▸ Instruction
Every line that contains the word "this" should be copied out.

Items from a dataset
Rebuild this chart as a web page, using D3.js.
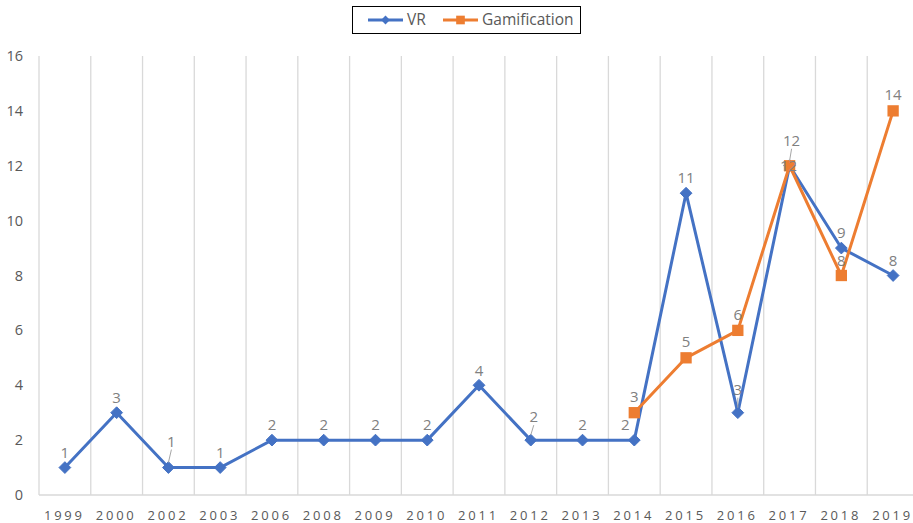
<!DOCTYPE html>
<html>
<head>
<meta charset="utf-8">
<script src="https://cdn.jsdelivr.net/npm/d3@7"></script>
<style>
  body { margin: 0; background: #fff; }
  svg { display: block; font-family: "Open Sans", "Liberation Sans", sans-serif; }
</style>
</head>
<body>
<div id="chart"></div>
<script>
const years = ["1999", "2000", "2002", "2003", "2006", "2008", "2009", "2010", "2011",
  "2012", "2013", "2014", "2015", "2016", "2017", "2018", "2019"]
const vrValues = [1, 3, 1, 1, 2, 2, 2, 2, 4, 2, 2, 2, 11, 3, 12, 9, 8]
const gamYears = ["2014", "2015", "2016", "2017", "2018", "2019"]
const gamValues = [3, 5, 6, 12, 8, 14]
const yTicks = [0, 2, 4, 6, 8, 10, 12, 14, 16]

// label nudges (px) for the crowded spots, [dx, dy, leader]
const vrLabelShift = { "2002": [3, -11, true], "2012": [3, -8, true], "2014": [-9, 0, false],
  "2016": [0, -8, true], "2017": [2, -10, true] }

const width = 913, height = 523
const margin = { top: 56, right: -6, bottom: 28, left: 39 }

const svg = d3.select("#chart").append("svg")
  .attr("width", width)
  .attr("height", height)

const x = d3.scaleBand()
  .domain(years)
  .range([margin.left, width - margin.right])

const y = d3.scaleLinear()
  .domain([0, 16])
  .range([height - margin.bottom, margin.top])

const cx = d => x(d) + x.bandwidth() / 2

// vertical gridlines at band edges
const edges = years.map(d => x(d))
svg.append("g").selectAll("line")
  .data(edges)
  .join("line")
    .attr("x1", d => d).attr("x2", d => d)
    .attr("y1", y(16)).attr("y2", y(0))
    .attr("stroke", "#d9d9d9")
    .attr("stroke-width", 1.3)

// bottom axis line
svg.append("line")
  .attr("x1", margin.left).attr("x2", width)
  .attr("y1", y(0)).attr("y2", y(0))
  .attr("stroke", "#d9d9d9")
  .attr("stroke-width", 1.3)

// y tick labels
svg.append("g").selectAll("text")
  .data(yTicks)
  .join("text")
    .attr("x", 23)
    .attr("y", d => y(d))
    .attr("dy", "0.35em")
    .attr("text-anchor", "end")
    .attr("fill", "#595959")
    .style("font-size", "14.5px")
    .text(d => d)

// x tick labels
svg.append("g").selectAll("text")
  .data(years)
  .join("text")
    .attr("x", d => cx(d) - 0.5)
    .attr("y", 515)
    .attr("dy", "0.35em")
    .attr("text-anchor", "middle")
    .attr("fill", "#595959")
    .style("font-size", "13px")
    .style("letter-spacing", "2.8px")
    .text(d => d)

const vrData = years.map((d, i) => ({ year: d, value: vrValues[i] }))
const gamData = gamYears.map((d, i) => ({ year: d, value: gamValues[i] }))

const line = d3.line()
  .x(d => cx(d.year))
  .y(d => y(d.value))

const diamond = d3.symbol().type(d3.symbolDiamond2).size(88)
const square = d3.symbol().type(d3.symbolSquare).size(128)

// VR series
svg.append("path")
  .datum(vrData)
  .attr("d", line)
  .attr("fill", "none")
  .attr("stroke", "#4472C4")
  .attr("stroke-width", 3)
  .attr("stroke-linejoin", "round")

svg.append("g").selectAll("path")
  .data(vrData)
  .join("path")
    .attr("d", diamond)
    .attr("transform", d => `translate(${cx(d.year)},${y(d.value)})`)
    .attr("fill", "#4472C4")
    .attr("stroke", "#4472C4")
    .attr("stroke-width", 1)

// Gamification series
svg.append("path")
  .datum(gamData)
  .attr("d", line)
  .attr("fill", "none")
  .attr("stroke", "#ED7D31")
  .attr("stroke-width", 3)
  .attr("stroke-linejoin", "round")

svg.append("g").selectAll("path")
  .data(gamData)
  .join("path")
    .attr("d", square)
    .attr("transform", d => `translate(${cx(d.year)},${y(d.value)})`)
    .attr("fill", "#ED7D31")

// data labels
const labels = svg.append("g")
  .attr("fill", "#808080")
  .style("font-size", "15px")
  .attr("text-anchor", "middle")

vrData.forEach(d => {
  const s = vrLabelShift[d.year] || [0, 0, false]
  const px = cx(d.year), py = y(d.value)
  const lx = px + s[0], ly = py - 15 + s[1]
  if (s[2]) {
    labels.append("line")
      .attr("x1", px).attr("y1", py - 5)
      .attr("x2", lx).attr("y2", ly + 8)
      .attr("stroke", "#a6a6a6")
      .attr("stroke-width", 1)
  }
  labels.append("text")
    .attr("x", lx)
    .attr("y", ly)
    .attr("dy", "0.35em")
    .text(d.value)
})

gamData.forEach(d => {
  const px = cx(d.year), py = y(d.value)
  const dy = d.year === "2017" ? 0 : d.year === "2018" ? -15 : -16
  labels.append("text")
    .attr("x", px + (d.year === "2017" ? -1 : 0))
    .attr("y", py + dy)
    .attr("dy", "0.35em")
    .text(d.value)
})

// legend
const legend = svg.append("g")
legend.append("rect")
  .attr("x", 352.5).attr("y", 6.5)
  .attr("width", 228).attr("height", 27)
  .attr("fill", "#fff")
  .attr("stroke", "#000")
  .attr("stroke-width", 1)

const legendItems = [
  { name: "VR", color: "#4472C4", x0: 368 },
  { name: "Gamification", color: "#ED7D31", x0: 443 }
]
legendItems.forEach(it => {
  legend.append("line")
    .attr("x1", it.x0).attr("x2", it.x0 + 35)
    .attr("y1", 20).attr("y2", 20)
    .attr("stroke", it.color)
    .attr("stroke-width", 3)
  legend.append("path")
    .attr("d", it.name === "VR" ? d3.symbol().type(d3.symbolDiamond2).size(50)() : d3.symbol().type(d3.symbolSquare).size(75)())
    .attr("transform", `translate(${it.x0 + 17.5},20)`)
    .attr("fill", it.color)
  legend.append("text")
    .attr("x", it.x0 + 39)
    .attr("y", 20)
    .attr("dy", "0.35em")
    .attr("fill", "#595959")
    .style("font-size", "15.5px")
    .text(it.name)
})
</script>
</body>
</html>
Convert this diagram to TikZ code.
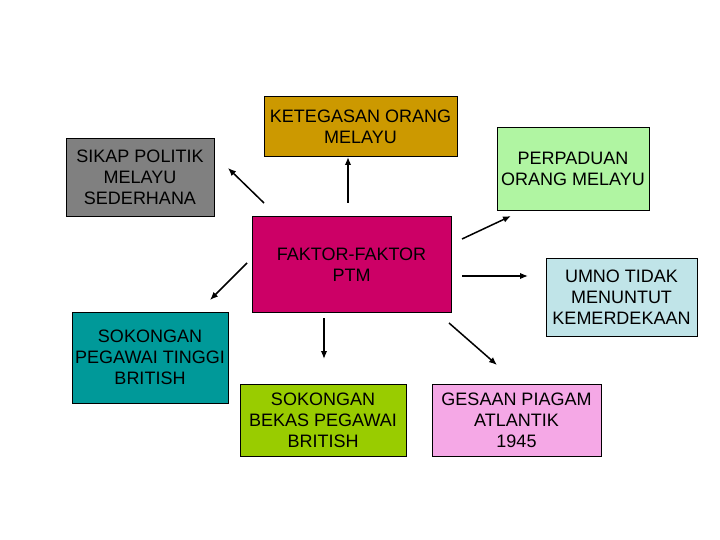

▸ Answer
Rebuild this chart as a web page, using D3.js.
Convert this diagram to TikZ code.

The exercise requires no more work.